Antes les traje un cuento de Eduardo Galeano, donde vemos a un obstinado padre que no quiere convencerse de lo que su hijo afirma, acerca de Dios y la creación del mundo. Pero el padre, a su modo, quiere convencer al hijo de lo que él piensa. Esta imagen nos dice que aquello de lo cual estamos convencidos es lo que transmitimos y lo que, de una u otra forma, pretendemos dejar como herencia. Lo que hace aquél padre ateo del cuento, es lo que hacemos nosotros también. De padres a hijos, entre amigos o hermanos, o incluso de hijos a padres, eso que tenemos y creemos es lo que terminamos dando. No podemos dar lo que no nos pertenece. Y si hablamos desde el plano de la fe, sólo si tenemos a Dios podremos darlo. Las teorías, los catecismos, están ahí, en los libros, pero a Dios no se lo puede enseñar en una sana teoría aprendida a fuerza de repeticiones memorísticas.

Jesús nos está diciendo, como se lo dijo a aquellos discípulos en aquél tiempo: «Vayan, y hagan que todos los pueblos sean mis discípulos, bautizándolos en el nombre del Padre y del Hijo y del Espíritu Santo, y enseñándoles a cumplir todo lo que Yo les he mandado». Y bautizar no es sólo el rito que se hace en la Iglesia. Es hacer partícipes, a los que se bautizan, de la misma vida de Dios, la que nosotros hemos encontrado y que tenemos. Es como si nosotros tuviéramos una vela encendida y buscáramos encender la vela apagada de los bautizandos, para que ellos también tengan luz, que es signo de vida. Entonces sí que podremos decir: Qué me importa si lo bautizan con agua del Jordán, o si el padrino es el tío al que jamás vemos, pero que vive en Estados Unidos, en Paris, en Sudáfrica, en Escocia o Japón. Y qué me importa si no puedo hacer una fiesta para e invitar a un montón de gente. Lo que importa es que tengan el tesoro más grande: A Jesús resucitado.

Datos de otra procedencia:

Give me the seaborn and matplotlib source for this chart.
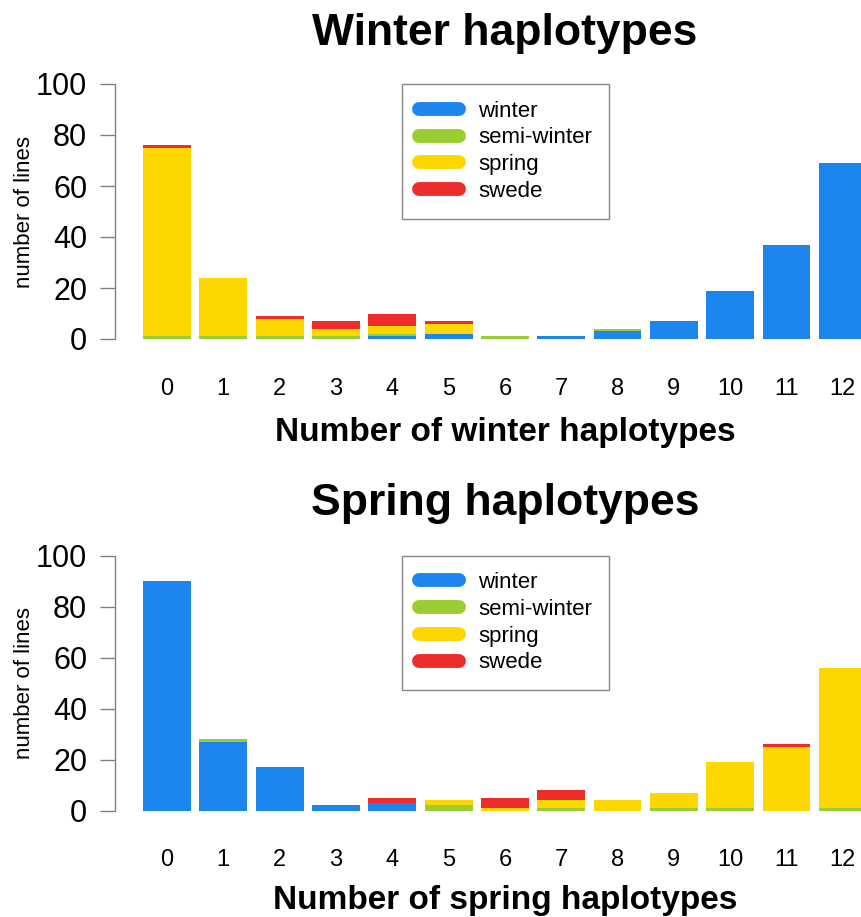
import pandas as pd
import seaborn as sns
import matplotlib.pyplot as plt
from matplotlib.lines import Line2D

# --- DATA ---
n_haplotypes = list(range(13))
groups = ["winter", "semi-winter", "spring", "swede"]

# winter haplotypes panel (stack: winter, semi-winter, spring, swede)
w_winter = [0, 0, 0, 0, 1, 2, 0, 1, 3, 7, 19, 37, 69]
w_semi = [1, 1, 1, 1, 1, 0, 1, 0, 1, 0, 0, 0, 0]
w_spring = [74, 23, 7, 3, 3, 4, 0, 0, 0, 0, 0, 0, 0]
w_swede = [1, 0, 1, 3, 5, 1, 0, 0, 0, 0, 0, 0, 0]

# spring haplotypes panel
s_winter = [90, 27, 17, 2, 3, 0, 0, 0, 0, 0, 0, 0, 0]
s_semi = [0, 1, 0, 0, 0, 2, 0, 1, 0, 1, 1, 0, 1]
s_spring = [0, 0, 0, 0, 0, 2, 1, 3, 4, 6, 18, 25, 55]
s_swede = [0, 0, 0, 0, 2, 0, 4, 4, 0, 0, 0, 1, 0]

colors = ["#1C86EE", "#9ACD32", "#FFD700", "#EE2C2C"]


def long_table(series):
    rows = []
    for g, vals in zip(groups, series):
        for n, v in zip(n_haplotypes, vals):
            rows.append({"n": n, "type": g, "count": v})
    return pd.DataFrame(rows)


df_w = long_table([w_winter, w_semi, w_spring, w_swede])
df_s = long_table([s_winter, s_semi, s_spring, s_swede])

# --- STYLE ---
sns.set_style("white")
plt.rcParams["font.family"] = ["Liberation Sans", "DejaVu Sans"]
plt.rcParams["text.color"] = "black"
plt.rcParams["xtick.color"] = "black"
plt.rcParams["ytick.color"] = "black"
plt.rcParams["axes.labelcolor"] = "black"

fig = plt.figure(figsize=(8.62, 9.17), dpi=100)
W, H = 862, 917

panels = [
    (df_w, 339, "Winter haplotypes", 33, "Number of winter haplotypes", 433),
    (df_s, 810.5, "Spring haplotypes", 504, "Number of spring haplotypes", 900),
]

for df, y0, title, title_y, xlab, xlab_y in panels:
    ax = fig.add_axes([115 / W, 1 - y0 / H, (W - 115) / W, 255 / H])
    # reversed hue order so winter ends up at the bottom of each stack
    sns.histplot(data=df, x="n", hue="type", weights="count", multiple="stack",
                 discrete=True, shrink=0.85, hue_order=groups[::-1],
                 palette=dict(zip(groups, colors)), linewidth=0, alpha=1,
                 legend=False, ax=ax)
    ax.set_xlim(-0.923, 12.34)
    ax.set_ylim(0, 100)
    ax.set_yticks([0, 20, 40, 60, 80, 100])
    ax.set_xticks(n_haplotypes)
    ax.set_xticklabels([str(n) for n in n_haplotypes])
    for s in ["top", "right", "bottom"]:
        ax.spines[s].set_visible(False)
    ax.spines["left"].set_color("#808080")
    ax.spines["left"].set_linewidth(1)
    ax.tick_params(axis="y", length=11, width=1, color="#808080", labelsize=22, pad=9,
                   direction="out", left=True)
    ax.tick_params(axis="x", length=0, labelsize=17, pad=28)
    ax.set_xlabel("")
    ax.set_ylabel("number of lines", fontsize=16)
    ax.yaxis.set_label_coords(-(115 - 35) / 747, 0.5)

    handles = [Line2D([0], [0], color=c, lw=10, solid_capstyle="round") for c in colors]
    leg = ax.legend(handles, groups, loc="upper left", bbox_to_anchor=(0.384, 1.0),
                    borderaxespad=0, fontsize=16, handlelength=1.8, labelspacing=0.26,
                    frameon=True, fancybox=False, framealpha=1, borderpad=0.75,
                    handletextpad=0.9)
    leg.get_frame().set_edgecolor("#888888")
    leg.get_frame().set_linewidth(1)

    fig.text(505 / W, 1 - title_y / H, title, ha="center", va="center",
             fontsize=32, fontweight="bold")
    fig.text(505 / W, 1 - xlab_y / H, xlab, ha="center", va="center",
             fontsize=24, fontweight="bold")

plt.savefig("out.png", dpi=100)
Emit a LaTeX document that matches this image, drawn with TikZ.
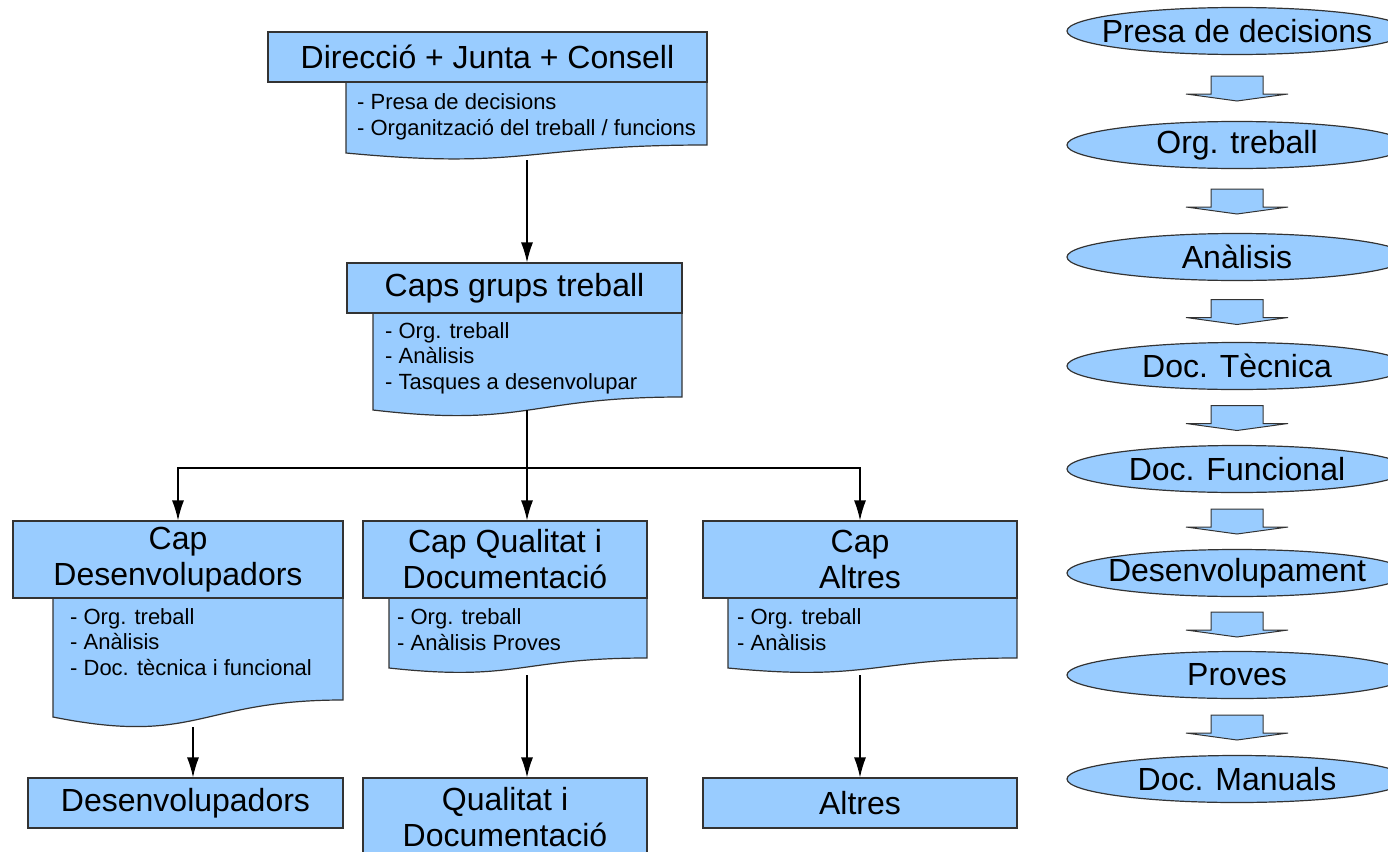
\documentclass[tikz,border=0pt]{standalone}
\usepackage{fontspec}
\setmainfont{Liberation Sans}
\usetikzlibrary{arrows.meta,shapes.geometric,calc}

\definecolor{boxblue}{HTML}{99CCFF}
\tikzset{
  box/.style={draw=black!80, fill=boxblue, line width=1.2pt},
  head/.style={box, inner sep=0pt, align=center, font=\fontsize{32}{36}\selectfont},
  notes/.style={anchor=west, inner sep=0pt, align=left, font=\fontsize{22}{25.5}\selectfont},
  stage/.style={box, ellipse, minimum width=340pt, minimum height=47pt, inner sep=0pt},
  stagetext/.style={inner sep=0pt, font=\fontsize{32}{36}\selectfont},
  link/.style={line width=1.2pt, -{Latex[length=20pt,width=12pt]}},
  downarrow/.pic={\draw[box, line width=1pt] (-26,-12) -- (26,-12) -- (26,6) -- (51,6) -- (0,13) -- (-51,6) -- (-26,6) -- cycle;}
}

\begin{document}
\begin{tikzpicture}[x=1pt,y=-1pt]
  \useasboundingbox (0,0) rectangle (1388,851);

  % document bodies
  \draw[box] (346,82) -- (346,153) .. controls (526,170) and (526,145) .. (707,145) -- (707,82);
  \draw[box] (373,313) -- (373,410) .. controls (527,428) and (527,397) .. (682,397) -- (682,313);
  \draw[box] (53,598) -- (53,717) .. controls (198,746) and (198,700) .. (343,700) -- (343,598);
  \draw[box] (389,598) -- (389,668) .. controls (518,682) and (518,658) .. (647,658) -- (647,598);
  \draw[box] (728,598) -- (728,668) .. controls (872,682) and (872,658) .. (1017,658) -- (1017,598);

  % headers
  \node[head, minimum width=439pt, minimum height=50pt] (dir) at (487.5,57) {Direcció + Junta + Consell};
  \node[head, minimum width=335pt, minimum height=50pt] (caps) at (514.5,288) {Caps grups treball};
  \node[head, minimum width=330pt, minimum height=77pt] (capdes) at (178,559.5) {Cap\\Desenvolupadors};
  \node[head, minimum width=284pt, minimum height=77pt] (capqua) at (505,559.5) {Cap Qualitat i\\Documentació};
  \node[head, minimum width=314pt, minimum height=77pt] (capalt) at (860,559.5) {Cap\\Altres};
  \node[head, minimum width=315pt, minimum height=50pt] (des) at (185.5,803) {Desenvolupadors};
  \node[head, minimum width=284pt, minimum height=79pt] (qua) at (505,817.5) {Qualitat i\\Documentació};
  \node[head, minimum width=314pt, minimum height=50pt] (alt) at (860,803) {Altres};

  % notes
  \node[notes] (dir-notes) at (357,117) {- Presa de decisions\\- Organització del treball / funcions};
  \node[notes] (caps-notes) at (385,358) {- Org. treball\\- Anàlisis\\- Tasques a desenvolupar};
  \node[notes] (capdes-notes) at (70,642) {- Org. treball\\- Anàlisis\\- Doc. tècnica i funcional};
  \node[notes] (capqua-notes) at (397,629.5) {- Org. treball\\- Anàlisis Proves};
  \node[notes] (capalt-notes) at (737,629.5) {- Org. treball\\- Anàlisis};

  \coordinate (dir-end) at (527,160);
  \coordinate (caps-end) at (527,410);
  \coordinate (split) at (527,468);
  \coordinate (capdes-end) at (193,727);
  \coordinate (capqua-end) at (527,675);
  \coordinate (capalt-end) at (860,675);

  \draw[link] (dir-end) -- (dir-end |- caps.north);
  \draw[line width=1.2pt] (caps-end) -- (split);
  \draw[link] (split) -| (capdes.north);
  \draw[link] (split) -- (split |- capqua.north);
  \draw[link] (split) -| (capalt.north);
  \draw[link] (capdes-end) -- (capdes-end |- des.north);
  \draw[link] (capqua-end) -- (capqua-end |- qua.north);
  \draw[link] (capalt-end) -- (capalt-end |- alt.north);

  % stages
  \foreach \y/\t [count=\i] in {31/Presa de decisions, 145/Org. treball, 257/Anàlisis,
      366/Doc. Tècnica, 469/Doc. Funcional, 573/Desenvolupament, 675/Proves, 779/Doc. Manuals}
    \node[stage, label={[stagetext]center:\t}] (s\i) at (1237,\y) {};
  \foreach \i in {1,...,7}{
    \pgfmathtruncatemacro\j{\i+1}
    \pic at ($(s\i.south)!0.5!(s\j.north)$) {downarrow};
  }
\end{tikzpicture}
\end{document}
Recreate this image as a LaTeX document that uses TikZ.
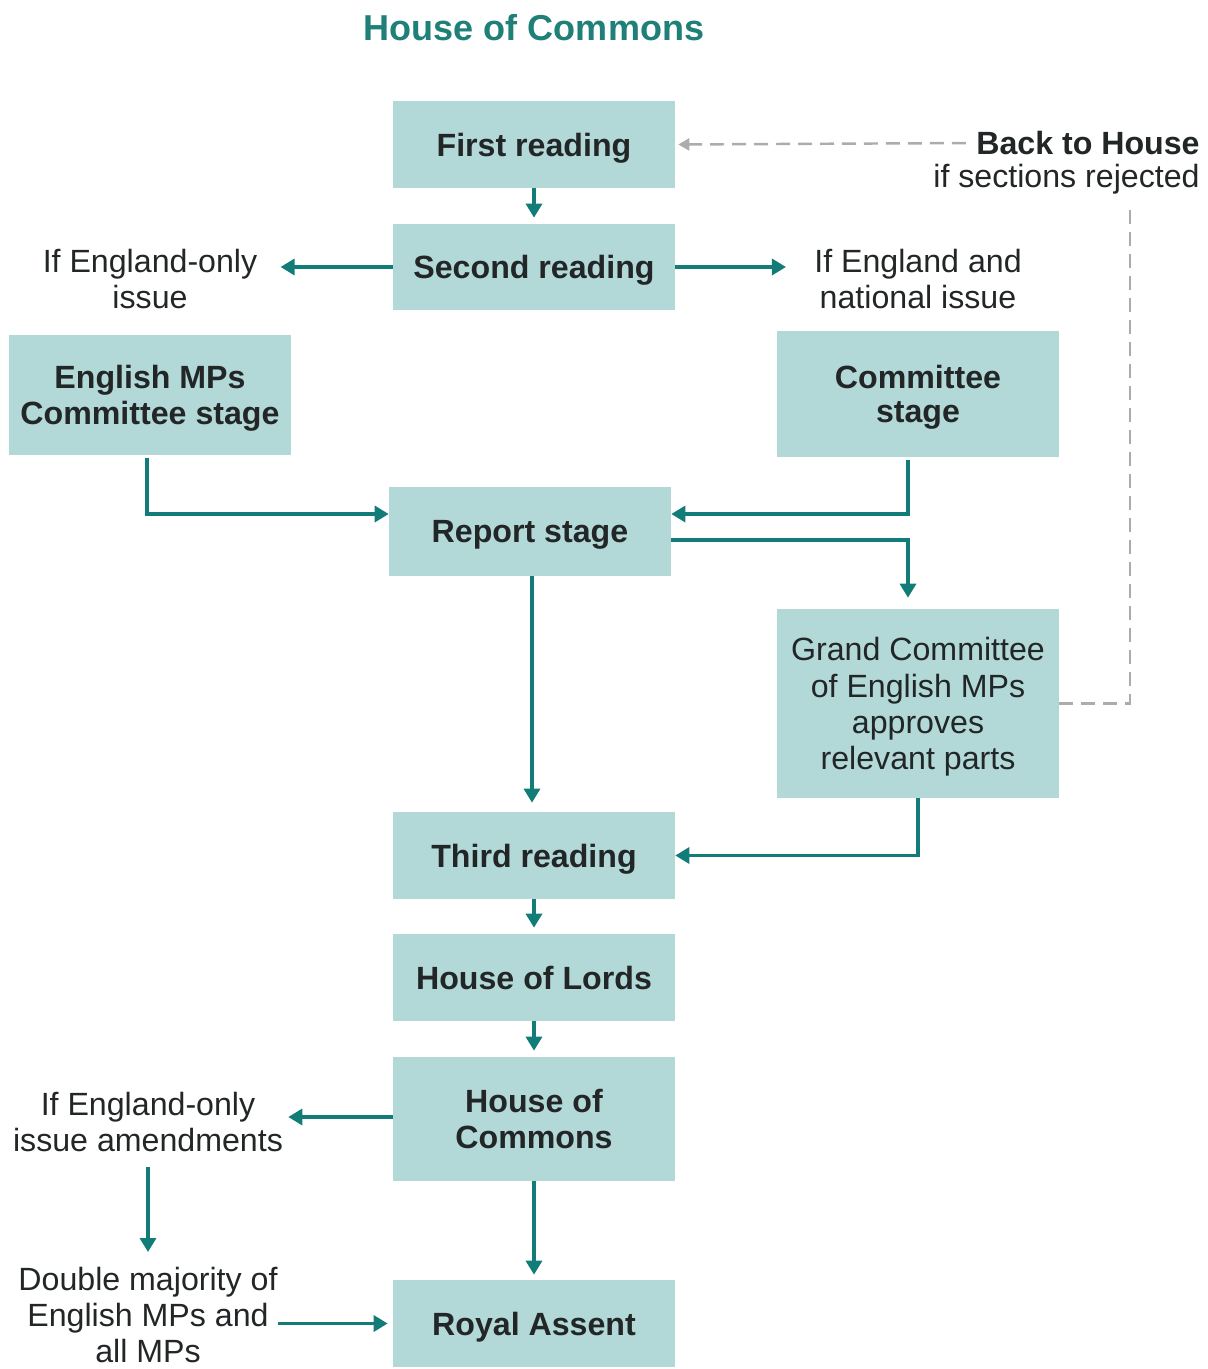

Esto es lo que quiere Jesús: Que hagamos a todos parte de esta vida nueva, de resucitados, de esta alegría, a todos. Quiere que todos descubramos su amor. Y la mejor manera de hacer discípulos es viviendo su amor en nosotros. Es lo que tenemos que enseñar a los demás, lo que él nos enseño: Amar, que es perdonar setenta veces siete, poner la otra mejilla, amar al enemigo y a dar la vida por los demás. A amar se aprende amando.